Work to be completed — Retype nothing but the lines from the start of the material up to and including the line with "import plotly.graph_objects as go". Pictures don't belong in the copy.

Data for this exercise —

## Begin

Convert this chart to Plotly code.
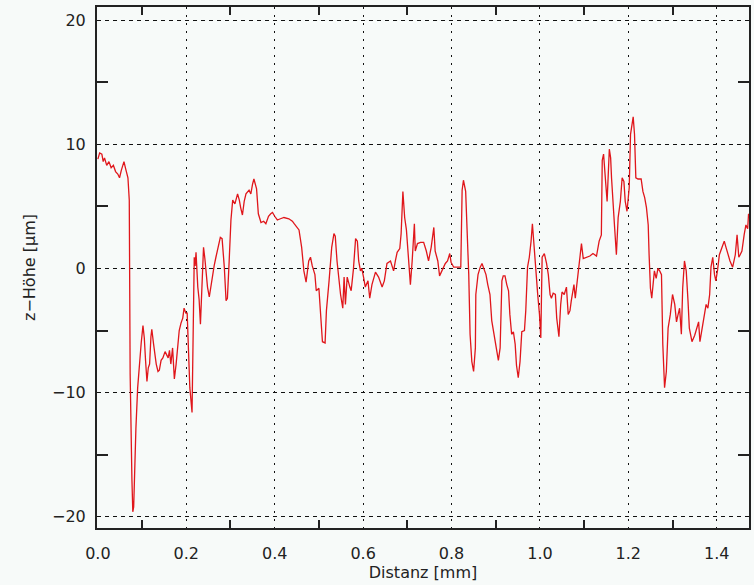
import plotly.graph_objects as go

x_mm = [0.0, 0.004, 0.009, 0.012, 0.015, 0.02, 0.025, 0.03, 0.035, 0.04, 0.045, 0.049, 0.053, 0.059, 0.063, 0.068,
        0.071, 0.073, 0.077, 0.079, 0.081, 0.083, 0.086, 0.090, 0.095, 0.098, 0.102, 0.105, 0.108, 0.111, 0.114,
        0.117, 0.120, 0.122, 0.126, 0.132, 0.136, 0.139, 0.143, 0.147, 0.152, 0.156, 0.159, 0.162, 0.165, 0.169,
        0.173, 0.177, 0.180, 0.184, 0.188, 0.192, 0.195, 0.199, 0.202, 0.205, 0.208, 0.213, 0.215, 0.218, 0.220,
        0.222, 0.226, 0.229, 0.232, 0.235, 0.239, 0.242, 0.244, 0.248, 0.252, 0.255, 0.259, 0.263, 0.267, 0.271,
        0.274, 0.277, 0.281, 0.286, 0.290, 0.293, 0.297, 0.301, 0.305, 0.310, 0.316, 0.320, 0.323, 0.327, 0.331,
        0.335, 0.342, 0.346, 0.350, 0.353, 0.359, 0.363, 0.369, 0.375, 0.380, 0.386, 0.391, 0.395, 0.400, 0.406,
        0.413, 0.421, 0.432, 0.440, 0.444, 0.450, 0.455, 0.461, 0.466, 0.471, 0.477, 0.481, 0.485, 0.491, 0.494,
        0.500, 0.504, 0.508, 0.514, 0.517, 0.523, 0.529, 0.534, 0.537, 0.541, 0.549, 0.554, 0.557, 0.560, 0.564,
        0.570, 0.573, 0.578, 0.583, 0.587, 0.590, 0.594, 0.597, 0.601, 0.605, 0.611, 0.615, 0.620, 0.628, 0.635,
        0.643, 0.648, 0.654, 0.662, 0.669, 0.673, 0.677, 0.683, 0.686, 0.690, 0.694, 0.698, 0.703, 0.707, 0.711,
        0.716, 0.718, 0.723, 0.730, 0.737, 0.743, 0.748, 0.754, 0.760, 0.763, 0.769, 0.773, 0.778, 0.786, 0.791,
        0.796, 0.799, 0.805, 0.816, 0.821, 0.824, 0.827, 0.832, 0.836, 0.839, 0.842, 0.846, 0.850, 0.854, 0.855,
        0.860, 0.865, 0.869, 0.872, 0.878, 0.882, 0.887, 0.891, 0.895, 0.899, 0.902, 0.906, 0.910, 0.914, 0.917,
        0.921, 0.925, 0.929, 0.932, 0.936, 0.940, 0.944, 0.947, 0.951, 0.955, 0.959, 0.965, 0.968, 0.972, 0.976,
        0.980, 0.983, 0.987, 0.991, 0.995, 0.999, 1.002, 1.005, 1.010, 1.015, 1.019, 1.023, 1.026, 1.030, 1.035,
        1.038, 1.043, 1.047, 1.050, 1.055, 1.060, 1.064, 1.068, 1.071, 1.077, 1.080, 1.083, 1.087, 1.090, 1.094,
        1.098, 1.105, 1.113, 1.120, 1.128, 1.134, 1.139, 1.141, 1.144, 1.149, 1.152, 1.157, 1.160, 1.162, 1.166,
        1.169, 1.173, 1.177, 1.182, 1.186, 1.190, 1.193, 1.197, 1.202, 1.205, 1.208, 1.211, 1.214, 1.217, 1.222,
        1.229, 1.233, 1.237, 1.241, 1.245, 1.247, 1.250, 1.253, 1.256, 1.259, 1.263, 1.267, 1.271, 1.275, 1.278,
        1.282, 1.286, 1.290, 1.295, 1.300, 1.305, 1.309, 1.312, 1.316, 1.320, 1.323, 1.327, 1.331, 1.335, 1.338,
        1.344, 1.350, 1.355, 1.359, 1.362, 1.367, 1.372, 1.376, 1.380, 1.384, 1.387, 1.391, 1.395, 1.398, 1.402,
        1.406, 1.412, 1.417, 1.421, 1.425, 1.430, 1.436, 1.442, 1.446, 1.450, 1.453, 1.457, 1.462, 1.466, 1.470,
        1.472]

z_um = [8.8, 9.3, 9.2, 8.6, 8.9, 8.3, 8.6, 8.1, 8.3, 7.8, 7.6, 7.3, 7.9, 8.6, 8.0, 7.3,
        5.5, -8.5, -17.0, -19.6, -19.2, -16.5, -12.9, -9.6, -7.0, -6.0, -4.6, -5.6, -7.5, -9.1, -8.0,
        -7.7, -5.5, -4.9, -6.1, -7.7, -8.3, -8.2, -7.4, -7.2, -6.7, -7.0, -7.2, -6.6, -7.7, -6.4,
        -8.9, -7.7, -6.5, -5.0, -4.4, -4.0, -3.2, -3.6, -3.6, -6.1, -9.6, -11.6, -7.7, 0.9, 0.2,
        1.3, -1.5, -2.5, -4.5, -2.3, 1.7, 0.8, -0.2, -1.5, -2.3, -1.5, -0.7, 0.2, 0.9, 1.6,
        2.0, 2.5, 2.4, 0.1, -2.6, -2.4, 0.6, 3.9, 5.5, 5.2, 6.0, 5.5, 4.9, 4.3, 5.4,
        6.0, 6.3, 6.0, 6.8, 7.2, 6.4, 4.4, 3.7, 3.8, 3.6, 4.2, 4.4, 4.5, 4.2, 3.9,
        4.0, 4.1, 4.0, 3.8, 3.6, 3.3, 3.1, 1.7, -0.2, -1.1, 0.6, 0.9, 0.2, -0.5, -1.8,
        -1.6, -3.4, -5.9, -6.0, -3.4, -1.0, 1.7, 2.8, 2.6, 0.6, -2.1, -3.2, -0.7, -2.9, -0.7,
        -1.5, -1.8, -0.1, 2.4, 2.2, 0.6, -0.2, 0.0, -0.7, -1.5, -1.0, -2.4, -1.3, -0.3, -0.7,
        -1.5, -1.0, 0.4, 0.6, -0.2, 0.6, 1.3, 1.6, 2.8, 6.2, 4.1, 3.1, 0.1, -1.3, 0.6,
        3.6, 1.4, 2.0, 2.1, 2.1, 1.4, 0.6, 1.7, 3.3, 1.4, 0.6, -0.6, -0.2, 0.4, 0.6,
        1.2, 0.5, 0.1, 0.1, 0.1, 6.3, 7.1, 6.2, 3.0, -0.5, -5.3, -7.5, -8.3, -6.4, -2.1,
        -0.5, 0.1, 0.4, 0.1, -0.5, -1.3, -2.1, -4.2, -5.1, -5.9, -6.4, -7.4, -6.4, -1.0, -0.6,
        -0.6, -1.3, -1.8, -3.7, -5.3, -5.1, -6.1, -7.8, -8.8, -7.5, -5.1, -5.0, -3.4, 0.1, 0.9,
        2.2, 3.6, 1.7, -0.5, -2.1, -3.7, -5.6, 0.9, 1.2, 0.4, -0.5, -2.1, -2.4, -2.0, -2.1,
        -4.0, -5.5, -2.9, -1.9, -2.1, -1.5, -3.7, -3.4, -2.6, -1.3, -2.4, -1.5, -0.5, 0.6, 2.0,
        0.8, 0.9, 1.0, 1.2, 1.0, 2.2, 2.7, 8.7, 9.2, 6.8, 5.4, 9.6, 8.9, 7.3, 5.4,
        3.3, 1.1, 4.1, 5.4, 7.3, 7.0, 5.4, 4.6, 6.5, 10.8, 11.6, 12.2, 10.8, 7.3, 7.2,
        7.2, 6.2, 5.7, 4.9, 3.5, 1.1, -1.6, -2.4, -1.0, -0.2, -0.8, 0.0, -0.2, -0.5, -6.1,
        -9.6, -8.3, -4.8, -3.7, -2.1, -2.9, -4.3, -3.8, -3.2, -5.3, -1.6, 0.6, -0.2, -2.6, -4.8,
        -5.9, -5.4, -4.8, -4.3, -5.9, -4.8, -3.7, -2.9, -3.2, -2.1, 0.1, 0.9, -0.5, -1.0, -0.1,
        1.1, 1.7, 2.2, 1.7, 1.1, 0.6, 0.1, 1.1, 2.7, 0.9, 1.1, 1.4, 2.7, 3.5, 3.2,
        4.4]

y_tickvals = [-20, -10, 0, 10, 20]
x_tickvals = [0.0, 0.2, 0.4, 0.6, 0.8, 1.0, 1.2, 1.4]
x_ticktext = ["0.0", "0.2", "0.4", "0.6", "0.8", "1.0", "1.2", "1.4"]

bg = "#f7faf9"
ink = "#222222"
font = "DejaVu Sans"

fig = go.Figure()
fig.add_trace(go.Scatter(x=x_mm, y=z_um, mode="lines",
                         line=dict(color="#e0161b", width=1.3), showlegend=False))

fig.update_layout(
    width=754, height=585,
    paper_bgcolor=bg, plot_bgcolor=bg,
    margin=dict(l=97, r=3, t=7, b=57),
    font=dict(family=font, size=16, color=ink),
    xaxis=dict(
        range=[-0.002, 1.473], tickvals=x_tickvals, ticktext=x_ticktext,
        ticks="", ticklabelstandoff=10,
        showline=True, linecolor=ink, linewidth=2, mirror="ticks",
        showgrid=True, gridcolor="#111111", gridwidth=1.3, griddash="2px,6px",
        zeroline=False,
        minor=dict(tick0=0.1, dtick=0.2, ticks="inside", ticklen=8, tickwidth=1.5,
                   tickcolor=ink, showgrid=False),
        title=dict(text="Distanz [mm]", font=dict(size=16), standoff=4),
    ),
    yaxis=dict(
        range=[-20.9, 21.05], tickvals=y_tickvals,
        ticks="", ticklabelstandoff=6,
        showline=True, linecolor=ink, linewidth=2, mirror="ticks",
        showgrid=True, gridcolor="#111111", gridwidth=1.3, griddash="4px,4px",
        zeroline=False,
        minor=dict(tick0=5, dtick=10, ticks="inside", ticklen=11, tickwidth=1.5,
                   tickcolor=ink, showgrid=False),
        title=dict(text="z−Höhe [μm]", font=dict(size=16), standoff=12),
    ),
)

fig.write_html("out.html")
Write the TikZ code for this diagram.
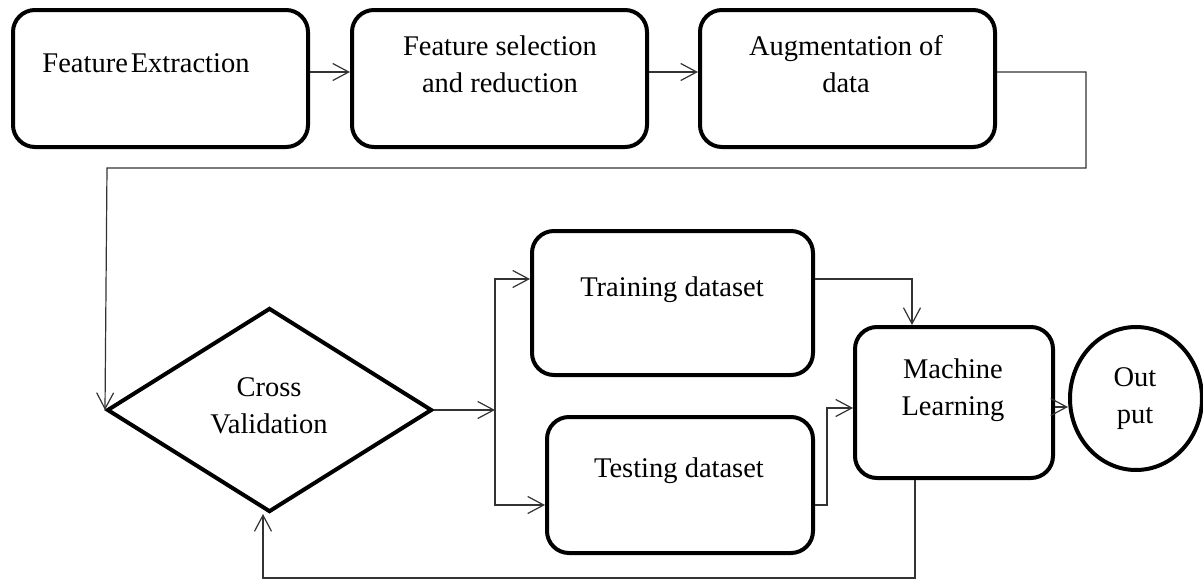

## End

Solution to this task —
Convert this chart to Plotly code.
import plotly.graph_objects as go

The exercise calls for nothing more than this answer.